Another benefit of Chromebooks, said the report, is that they encourage greater collaboration and sharing of cloud-store content.
“As more users work collaboratively in the cloud, collaborative working practices are likely to become more common,” said Gartner.
Samsung, the worldwide leader in smartphone sales, is also the leader in Chromebook sales, though the vast majority of them (82 percent in 2013) are sold in North America.
In 2013, Samsung’s share of the pie was a generous 65 percent, while number-two vendor Acer grabbed a 21 percent share and Hewlett-Packard and Lenovo each had just less than 7 percent.
Acer, points out the report, focuses on delivering “the best value for the money,” and uses Intel, rather than ARM-based, processors.

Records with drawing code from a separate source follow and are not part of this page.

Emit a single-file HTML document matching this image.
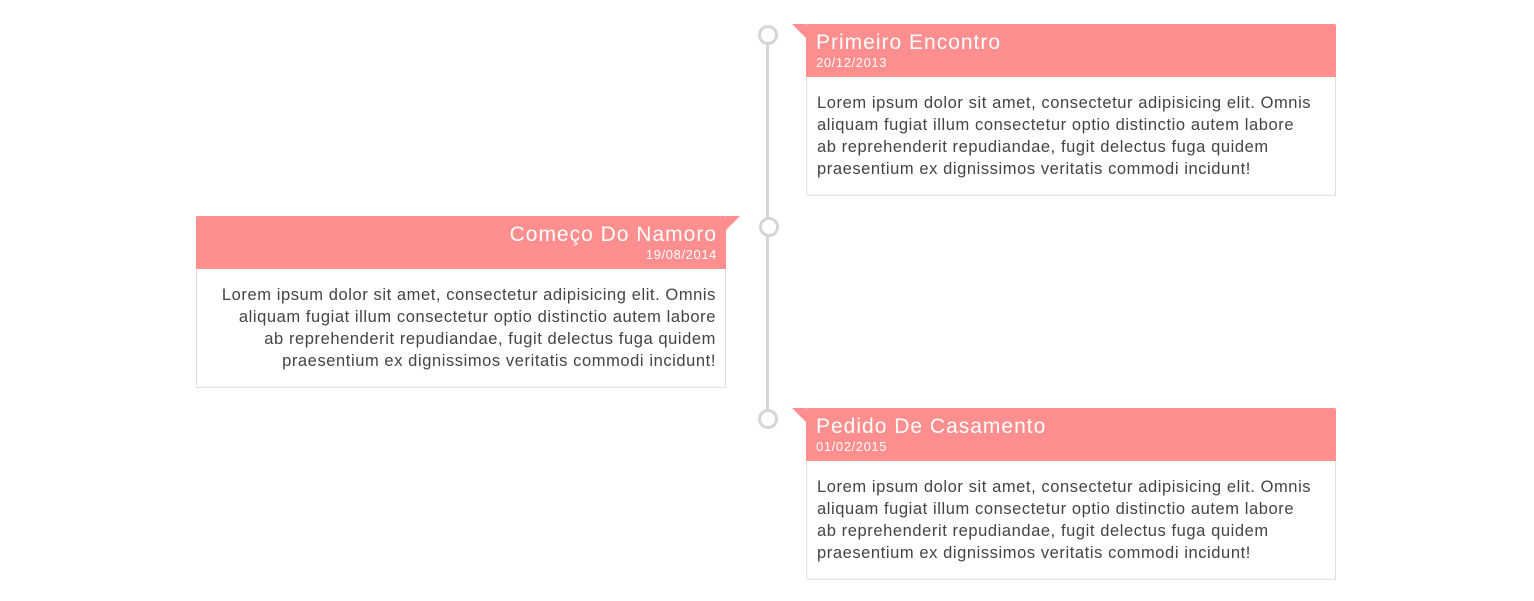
<!DOCTYPE html>
<html><head><meta charset="utf-8"><style>
body{margin:0;width:1534px;height:601px;background:#fff;position:relative;font-family:"Liberation Sans",sans-serif;overflow:hidden}
.line{position:absolute;left:766px;top:34px;width:3px;height:384px;background:#d5d5d5}
.dot{position:absolute;width:14px;height:14px;border:3px solid #d5d5d5;border-radius:50%;background:#fff}
.card{position:absolute;width:530px}
.hd{height:53px;background:#ff8e8e;color:#fff;box-sizing:border-box;padding:7px 10px 0 10px;border-radius:2px 2px 0 0}
.t{font-size:21px;line-height:24px;white-space:nowrap;letter-spacing:1px}
.d{font-size:13px;line-height:16px;letter-spacing:0.6px}
.bd{height:119px;box-sizing:border-box;border:1px solid #e0e0e0;border-top:none;padding:15px 10px 0 10px;font-size:16.5px;line-height:22px;color:#444;white-space:nowrap;letter-spacing:0.58px}
.r .hd,.r .bd{text-align:left}
.l .hd,.l .bd{text-align:right}
.l .hd{padding-right:9px}
.l .bd{padding-right:9px}
.flag{position:absolute;top:0;width:0;height:0;border-top:14px solid #ff8e8e}
.r .flag{left:-14px;border-left:14px solid transparent}
.l .flag{right:-14px;border-right:14px solid transparent}
</style></head><body>
<div class="line"></div>
<div class="dot" style="left:758px;top:25px"></div>
<div class="dot" style="left:759px;top:217px"></div>
<div class="dot" style="left:758px;top:409px"></div>

<div class="card r" style="left:806px;top:24px"><div class="flag"></div>
<div class="hd"><div class="t">Primeiro Encontro</div><div class="d">20/12/2013</div></div>
<div class="bd">Lorem ipsum dolor sit amet, consectetur adipisicing elit. Omnis<br>aliquam fugiat illum consectetur optio distinctio autem labore<br>ab reprehenderit repudiandae, fugit delectus fuga quidem<br>praesentium ex dignissimos veritatis commodi incidunt!</div></div>

<div class="card l" style="left:196px;top:216px"><div class="flag"></div>
<div class="hd"><div class="t">Começo Do Namoro</div><div class="d">19/08/2014</div></div>
<div class="bd">Lorem ipsum dolor sit amet, consectetur adipisicing elit. Omnis<br>aliquam fugiat illum consectetur optio distinctio autem labore<br>ab reprehenderit repudiandae, fugit delectus fuga quidem<br>praesentium ex dignissimos veritatis commodi incidunt!</div></div>

<div class="card r" style="left:806px;top:408px"><div class="flag"></div>
<div class="hd"><div class="t">Pedido De Casamento</div><div class="d">01/02/2015</div></div>
<div class="bd">Lorem ipsum dolor sit amet, consectetur adipisicing elit. Omnis<br>aliquam fugiat illum consectetur optio distinctio autem labore<br>ab reprehenderit repudiandae, fugit delectus fuga quidem<br>praesentium ex dignissimos veritatis commodi incidunt!</div></div>
</body></html>
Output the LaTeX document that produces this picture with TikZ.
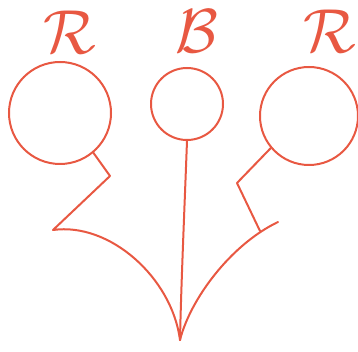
\documentclass[tikz,border=0pt]{standalone}
\usepackage{amsmath, amssymb}
\usepackage{xcolor}
\usetikzlibrary{positioning, calc}
\definecolor{inkred}{RGB}{232,88,66}

\begin{document}
\begin{tikzpicture}[
    x=1pt, y=-1pt,
    ball/.style={circle, draw=inkred, line width=2pt, inner sep=0pt},
    letter/.style={text=inkred, font=\Huge, scale=2.5, inner sep=0pt, anchor=base},
    stem/.style={draw=inkred, line width=2pt, line join=round, line cap=round},
]
\useasboundingbox (0,0) rectangle (358,352);

% Balls
\node[ball, minimum size=102pt] (lball) at (60,113) {};
\node[ball, minimum size=72pt] (mball) at (187,104) {};
\node[ball, minimum size=98pt] (rball) at (309,116) {};

% Letters
\node[letter] (lname) at (70,54) {$\mathcal{R}$};
\node[letter] (mname) at (197,53) {$\mathcal{B}$};
\node[letter] (rname) at (330,53) {$\mathcal{R}$};

% Joints and tip
\coordinate (lknee) at (110,176);
\coordinate (lend) at (53,230);
\coordinate (rknee) at (237,183);
\coordinate (rfoot) at (260,231);
\coordinate (rend) at (278,222);
\coordinate (tip) at (180,340);

% Left stem
\draw[stem] (lball.-50) -- (lknee) -- (lend)
    .. controls (110,222) and (172,278) .. (tip);
% Middle stem
\draw[stem] (mball.south) .. controls (184,220) and (181,290) .. (tip);
% Right stem
\draw[stem] (rball.-140) -- (rknee) -- (rfoot);
\draw[stem] (tip) .. controls (190,300) and (230,245) .. (rend);

\end{tikzpicture}
\end{document}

HP focuses on providing business solutions, and is the only vendor to offer a Chromebook with a 14-inch display, while Lenovo makes its Chromebooks particularly rugged—which has made them ideal for classrooms, particularly in elementary and secondary schools.
To help Chromebooks gain wider appeal, beyond the niche market they’re expected to occupy over the next five years, vendors will need to improve the features around cloud-based usage patterns, said Gartner. That means “faster connectivity, faster memory access, faster and larger solid-state drives, and strong user support in the education, business and consumer segments,” said the report.
More than hardware features or price, added Durand, “what is most important is to show how the device’s cloud-based architecture provides genuine advantages to users.”
A Legitimate Third Platform
NPD Group, in a July 14 report, said that Chromebook sales within the U.S. commercial channel increased 250 percent year over year and that Chromebooks accounted for 35 percent of all channel notebook sales.
Stephen Baker, vice president of industry analysis at NPD Group, said that in the education market, Google’s Chrome had established itself as a “legitimate third platform” alongside offerings from Microsoft and Apple.
“The next test for Chrome will clearly be the most difficult,” said Baker, “as both Apple and Microsoft get more aggressive in pricing and deal-making over the next few months.”
By the end of the third quarter, with the education buying season complete, Baker added, “We will have a much clearer picture of the long-term impact Chromebooks will have in the commercial channel.”